ERMENİSTAN BAŞBAKANI SAYIN NİKOL PAŞİNYAN’A AÇIK MEKTUP:
Sayın Paşinyan,
Ben Aras Nehrinin hemen ötesinde, Erivan’dan 50 km uzaklıktaki Iğdır şehri doğumlu, Kürt kökenli bir Türk vatandaşıyım. Yani bir anlamda kapı komşunuzum. Coğrafya kaderdir diye bir atasözü vardır. İstesek de istemesek de yüzyıllarca yan yana olacağız. Yakın veya uzak geçmişte yaşanan karşılıklı acıları buraya taşımaya niyetim yoktur. Acıları karşılıklı kalbimize gömmemiz gerekiyor. Tarih bir intikam ve hesaplaşma sahnesi olmamalıdır. İnsanlığın görevi yeni nesillerin ruhunu kardeşlik ve sevgi duygularıyla beslemek, barış dolu bir dünya için adım atmaktır.

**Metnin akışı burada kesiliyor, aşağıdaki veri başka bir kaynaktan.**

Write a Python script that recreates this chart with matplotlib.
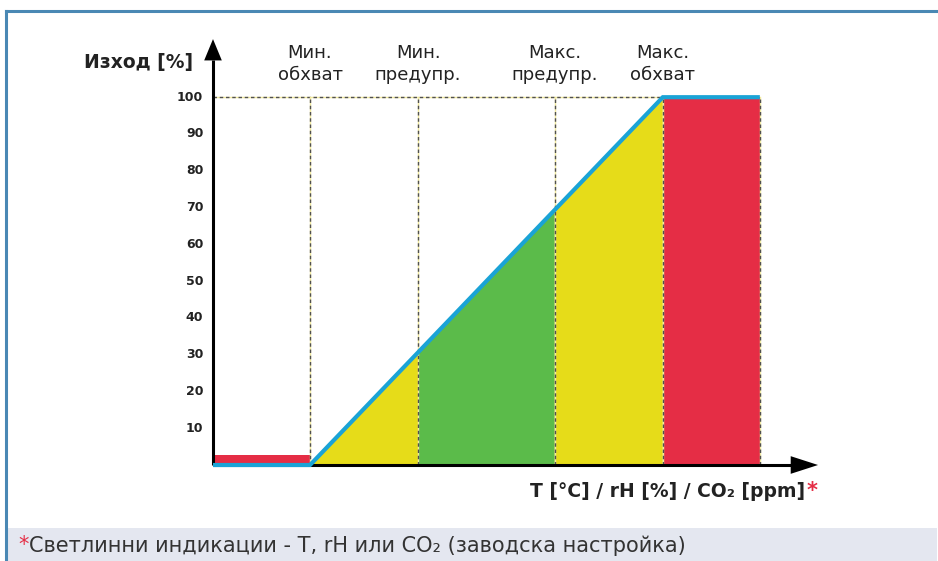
import matplotlib.pyplot as plt
from matplotlib.patches import Rectangle, Polygon

# x positions of the thresholds (arbitrary sensor units), output in %
x_min_range = 22
x_min_warn = 46.5
x_max_warn = 77.5
x_max_range = 102
x_end = 124
red_low = 2.7  # small red band below min range

ticks = [10, 20, 30, 40, 50, 60, 70, 80, 90, 100]
zone_labels = ['Мин.\nобхват', 'Мин.\nпредупр.', 'Макс.\nпредупр.', 'Макс.\nобхват']
zone_x = [x_min_range, x_min_warn, x_max_warn, x_max_range]

YELLOW = '#e6dc19'
GREEN = '#5bbb4a'
RED = '#e52d45'
BLUE = '#1aa3d6'


def out(x):
    # linear output between min and max range
    if x <= x_min_range:
        return 0
    if x >= x_max_range:
        return 100
    return (x - x_min_range) / (x_max_range - x_min_range) * 100


fig = plt.figure(figsize=(9.38, 5.61), dpi=100)

# frame and caption band
fig.add_artist(plt.Line2D([6/938, 1], [1 - 11/561, 1 - 11/561], color='#4a88b4', lw=2.2))
fig.add_artist(plt.Line2D([6/938, 6/938], [0, 1 - 11/561], color='#4a88b4', lw=2.2))
fig.add_artist(Rectangle((7/938, 0), 930/938, 33/561, color='#e4e7f0', lw=0))

ax = fig.add_axes([213/938, 96/561, 617.4/938, 434/561])
ax.set_xlim(0, 140)
ax.set_ylim(0, 118)
ax.axis('off')

# coloured zones
ax.add_patch(Rectangle((0, 0), x_min_range, red_low, color=RED, lw=0))
ax.add_patch(Polygon([(x_min_range, 0), (x_min_warn, out(x_min_warn)), (x_min_warn, 0)], color=YELLOW, lw=0))
ax.add_patch(Polygon([(x_min_warn, 0), (x_min_warn, out(x_min_warn)), (x_max_warn, out(x_max_warn)), (x_max_warn, 0)], color=GREEN, lw=0))
ax.add_patch(Polygon([(x_max_warn, 0), (x_max_warn, out(x_max_warn)), (x_max_range, 100), (x_max_range, 0)], color=YELLOW, lw=0))
ax.add_patch(Rectangle((x_max_range, 0), x_end - x_max_range, 100, color=RED, lw=0))

# dotted guide lines
def guide(xs, ys):
    ax.plot(xs, ys, color='#f1eaa0', lw=1, zorder=3)
    ax.plot(xs, ys, color='#505050', lw=1, ls=(0, (2.5, 2)), zorder=3)

guide([0, x_max_range], [100, 100])
for x in [x_min_range, x_min_warn, x_max_warn, x_max_range, x_end]:
    guide([x, x], [0, 100])

# axes with arrows
ax.plot([0, 0], [0, 110], color='black', lw=2.2, zorder=4, solid_capstyle='butt', clip_on=False)
ax.plot([0, 131], [0, 0], color='black', lw=2.2, zorder=4, solid_capstyle='butt', clip_on=False)
ax.add_patch(Polygon([(-2.0, 110), (2.0, 110), (0, 115.8)], color='black', lw=0, zorder=4, clip_on=False))
ax.add_patch(Polygon([(131, -2.4), (131, 2.4), (137.2, 0)], color='black', lw=0, zorder=4, clip_on=False))

# output curve
ax.plot([0, x_min_range, x_max_range, x_end], [0, 0, 100, 100], color=BLUE, lw=3, zorder=5,
        solid_capstyle='butt', solid_joinstyle='miter', clip_on=False)

for t in ticks:
    ax.text(-2.2, t, str(t), ha='right', va='center', fontsize=9, fontweight='bold', color='#222222')

for x, lab in zip(zone_x, zone_labels):
    ax.text(x, 109, lab, ha='center', va='center', fontsize=13, color='#222222', linespacing=1.25)

ax.text(-4.5, 109.5, 'Изход [%]', ha='right', va='center', fontsize=13.5, fontweight='bold', color='#222222')

xl = ax.text(134.3, -7.3, 'T [°C] / rH [%] / CO₂ [ppm]', ha='right', va='center',
             fontsize=13.5, fontweight='bold', color='#222222')
ax.annotate('*', xy=(1, 0.55), xycoords=xl, xytext=(1, 0), textcoords='offset points',
            ha='left', va='center', fontsize=15, fontweight='bold', color=RED)

fig.text(18/938, 16/561, '*', ha='left', va='center', fontsize=15, color=RED)
fig.text(29/938, 15/561, 'Светлинни индикации - T, rH или CO₂ (заводска настройка)',
         ha='left', va='center', fontsize=15, color='#333333')

fig.savefig('out.png', dpi=100)
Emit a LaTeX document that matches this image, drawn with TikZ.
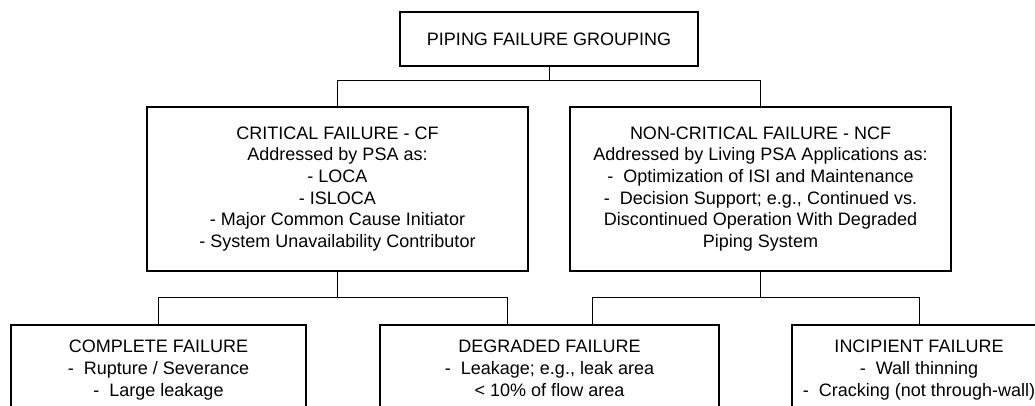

2006 yılında kısa süreliğine Azerbaycan’da bir şirket için görev yapmıştım. Sovyetler Birliğinin çökmesiyle Güney Kafkasya’da yaşanan talihsiz olaylar sonucu 1 milyonu aşkın Azeri sivil doğup büyüdükleri toprakları yani Dağlık Karabağ’ı terke zorlanmış, Azerbaycan devletinin sınır kasabalarında açık arazide, çadırlarda perperişan bir yaşama mahkûm olmuşlardı. Azeri sivillerin tehcirinin bir insanlık trajedisi olduğunu ifade etmek isterim. Bu cümlemi okuyan birçok Ermeni vatandaşının, “Bizim dedelerimiz de zamanında tehcire uğradı,” dediklerini duyar gibiyim. Tarih hataların tekrarlandığı değil ders çıkarıldığı bir zaman dilimidir. Dağlık Karabağ bölgesi Azerbaycan Devletinin doğal sınırları içindedir. Ben geçmişe değil şimdiye bakıyorum. Bugün göçe zorlana siviller şu anda hayatta ve yaşadıkları acıyı yüreklerinde taşımaktadırlar.
Ermenistan Cumhuriyeti, geleceğe uzanan yıllarda bir tarafında Türkiye Cumhuriyeti bir tarafında Azerbaycan Cumhuriyeti ile komşu olarak varlığını devam ettirecektir. Dört bir yanını Çin Seddiyle örse bile Türkiye ve Azerbaycan’la komşu olduğu gerçeğinden kurtulamayacaktır. Bu komşuluğu kardeşlik ve karşılıklı saygıya dönüştürmek daha kolay iken, zor yolu seçip savaş ve şiddetle oluşturulan Dağlık Karabağ Cumhuriyetinin varlığı bildiğiniz gibi uluslararası kabul görmemiştir. Komşularıyla karşılıklı saygın ilişkiler içinde bölgedeki ekonomik zenginlikten yararlanmanız mümkün iken şiddet üzerine kurgulanmış Dağlık Karabağ Cumhuriyeti lağvedilmeli, Azeri sivillerin geri dönüşü sağlanmalı, bölgenin yönetimi Azerbaycan devletine bırakılmalıdır. Ayrıca dünya parlamentolarının Ermeni soykırımını tanımalarıyla belki o ülkelerin dostluğunu kazanıyorsunuz ama iki önemli komşunuzu kaybediyorsunuz. Sizlerin gerçek dostunuz yine komşularınız olacaktır. Türkiye-Ermenistan-Azerbaycan dostluğunun tarihte yaşanan bütün olumsuzluklara rağmen güçlü bir şekilde kurulabileceğine olan inancım tamdır. Yapacağınız tek şey hiçbir arabulucuya ihtiyaç duymadan Sayın İlham Aliyev ile masaya oturmanızdır. Bu sizin yenilginiz değil insanlığa örnek davranışınız olarak hatırlanacaktır ve tarihe geçecektir.